Published in final edited form as: Nat Rev Cancer. 2019 Aug 12;19(9):495–509. doi: 10.1038/s41568-019-0179-8

Figure 4. Next-generation model for the molecular stratification of lung adenocarcinoma.

Figure 4.

Oncogenic subgroups of lung adenocarcinoma (LUAD) are divided into smaller subsets on the basis of key co-occurring genomic alterations. Co-mutations constitute major determinants of tumor molecular diversity and can impact both tumor cell-autonomous and non-cell-autonomous cancer hallmarks; determine prognosis; predict response to systemic therapies and influence mechanisms of innate and acquired resistance. For simplicity, only KRAS and EGFR co-alterations are depicted graphically.
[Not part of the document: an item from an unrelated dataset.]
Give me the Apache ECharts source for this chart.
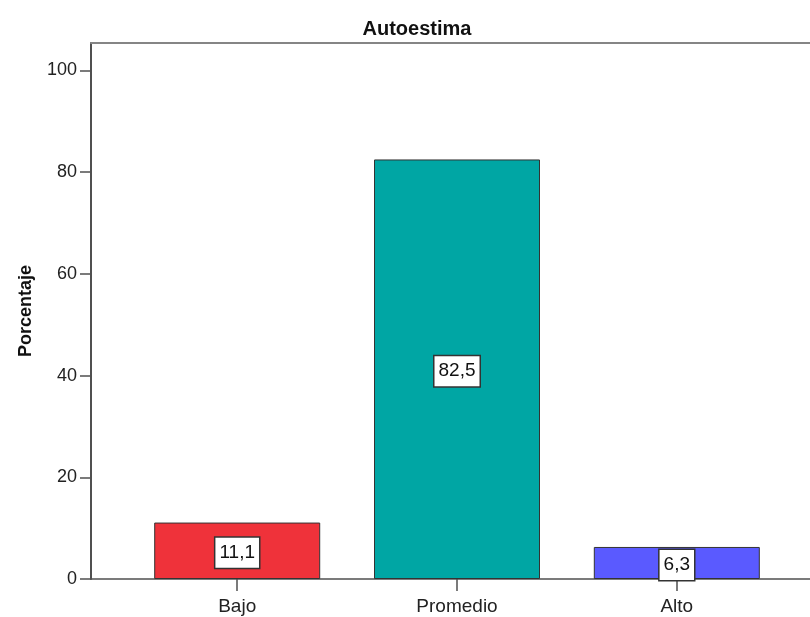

For KRAS-mutant LUADs the previously identified KL, KP, and KC transcriptome-based subgroups are also indicated67; co-mutations in LKB1, KEAP1 and ATM are significantly enriched in the KL subgroup, whereas co-occurring alterations in TP53 and bi-allelic inactivation of CDKN2A/CDKN2B are hallmarks of the KP and KC subgroups respectively. Co-mutations in RBM10 don’t appear to exhibit predilection for any of the three KRAS transcriptomic subgroups. It should therefore be noted that several of the reported co-alterations within oncogene-defined groups are not mutually exclusive. Although co-mutation-defined cohorts are represented as slices of equal size, both the spectrum and prevalence of individual co-mutations evolve according to disease stage, prior treatment exposures, immune editing and the mutational processes that are operational at each stage of carcinogenesis.